Defendants seem to contend that comparisons of the net loss figures for periods after the loss of the Ward business with periods before such loss compel the inference that Brandwein was not damaged by the loss. We do not agree. If, as the record also indicates, prices paid by Ward were sufficient to defray all direct costs and, in addition, to return a portion of the expenses and charges which would have been incurred whether sales were made to Ward or not, it is probable that if Ward had continued to buy, Brandwein's net losses would have been smaller. The variations in net loss figures relied on by defendants simply do not compel a finding that Brandwein was not injured by the loss of the Ward sales.
Defendants have not succeeded in showing that there is no genuine issue as to damages.
Here again the district court placed the burden on plaintiff Brandwein.
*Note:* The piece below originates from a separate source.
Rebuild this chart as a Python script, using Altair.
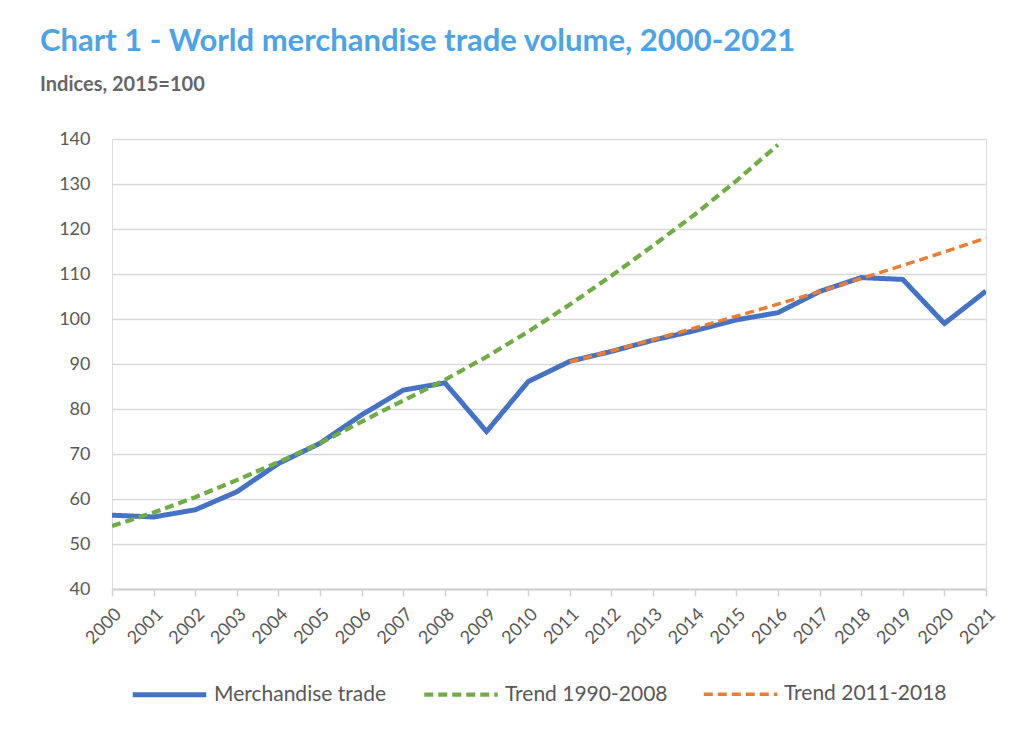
import altair as alt
import pandas as pd

years = list(range(2000, 2022))
merch = [56.4, 56.0, 57.6, 61.6, 67.9, 72.4, 78.7, 84.2, 85.8, 75.0, 86.1,
         90.6, 92.8, 95.3, 97.4, 99.8, 101.4, 106.1, 109.2, 108.8, 99.0, 106.2]
trend1_years = list(range(2000, 2017))
trend1 = [54.0, 57.0, 60.4, 64.2, 68.2, 72.4, 77.2, 81.9, 86.5, 91.6, 97.2,
          103.2, 109.6, 116.3, 123.2, 130.7, 138.7]
trend2_years = list(range(2011, 2022))
trend2 = [90.5, 92.9, 95.4, 98.0, 100.6, 103.3, 106.1, 109.0, 111.9, 114.9, 118.0]

series_names = ["Merchandise trade", "Trend 1990-2008", "Trend 2011-2018"]
series_colors = ["#4472C4", "#70AD47", "#ED7D31"]
y_ticks = list(range(40, 150, 10))

rows = []
for y, v in zip(years, merch):
    rows.append({"year": y, "value": v, "series": series_names[0]})
for y, v in zip(trend1_years, trend1):
    rows.append({"year": y, "value": v, "series": series_names[1]})
for y, v in zip(trend2_years, trend2):
    rows.append({"year": y, "value": v, "series": series_names[2]})
df = pd.DataFrame(rows)

FONT = "Lato"
GRAY = "#595959"

color = alt.Color("series:N", scale=alt.Scale(domain=series_names, range=series_colors),
                  legend=alt.Legend(title=None, orient="none", legendX=18, legendY=516,
                                    direction="horizontal", symbolType="stroke",
                                    symbolSize=5400, labelFontSize=21, labelFont=FONT,
                                    labelColor=GRAY, columnPadding=28, labelOffset=5,
                                    labelLimit=300))
dash = alt.StrokeDash("series:N", scale=alt.Scale(domain=series_names,
                                                  range=[[1, 0], [9, 5], [9, 5]]),
                      legend=None)
width = alt.StrokeWidth("series:N", scale=alt.Scale(domain=series_names, range=[5, 3.5, 3.5]),
                        legend=None)

x = alt.X("year:Q", scale=alt.Scale(domain=[2000, 2021], nice=False),
          axis=alt.Axis(title=None, values=years, format="d", labelAngle=-45,
                        labelFontSize=18, labelFont=FONT, labelColor=GRAY,
                        labelOverlap=False, labelFlush=False,
                        tickColor="#d0d0d0", tickSize=7, tickWidth=1.5,
                        domainColor="#d0d0d0", domainWidth=2, grid=False,
                        labelPadding=9))
y = alt.Y("value:Q", scale=alt.Scale(domain=[40, 140], nice=False),
          axis=alt.Axis(title=None, values=y_ticks, labelFontSize=18, labelFont=FONT,
                        labelColor=GRAY, ticks=False, domain=False, gridColor="#d9d9d9",
                        gridWidth=1.5, labelPadding=22))

base = alt.Chart(df)
blue = base.transform_filter(alt.datum.series == series_names[0]).mark_line(clip=True).encode(
    x=x, y=y, color=color, strokeDash=dash, strokeWidth=width)
trends = base.transform_filter(alt.datum.series != series_names[0]).mark_line(clip=True).encode(
    x=x, y=y, color=color, strokeDash=dash, strokeWidth=width, detail="series:N")

chart = alt.layer(blue, trends).properties(
    width=874, height=450,
    padding={"left": 104, "top": 131, "right": 30, "bottom": 140},
    autosize=alt.AutoSizeParams(type="none"),
    title=alt.TitleParams(
        "Chart 1 - World merchandise trade volume, 2000-2021",
        subtitle="Indices, 2015=100",
        anchor="start", frame="group", dx=-72, offset=34,
        font=FONT, fontSize=31, fontWeight="bold", color="#4DA3E6",
        subtitleFont=FONT, subtitleFontSize=20, subtitleFontWeight="bold",
        subtitleColor="#666666", subtitlePadding=17),
).configure_view(stroke="#d0d0d0", strokeWidth=2).configure(background="white")

chart.save("out.html", embed_options={"renderer": "svg", "actions": False})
In the same order imposing the requirement discussed in (3) above, the court required Brandwein to file a memorandum which "demonstrates that plaintiff is seeking to recover a loss of net profits." Brandwein made no response to this requirement and it is not entirely clear what the court intended it to do.
In ultimately granting summary judgment, the district court indicated the view that it was speculative and conjectural whether Brandwein would have had smaller net losses if it had retained the Ward business. Concededly, Brandwein could have more fully demonstrated the relationship between the Ward business, or lack of it, and the net results of its operations, but we think a genuine issue for trial sufficiently appeared.
The judgment is reversed and the cause remanded for further proceedings.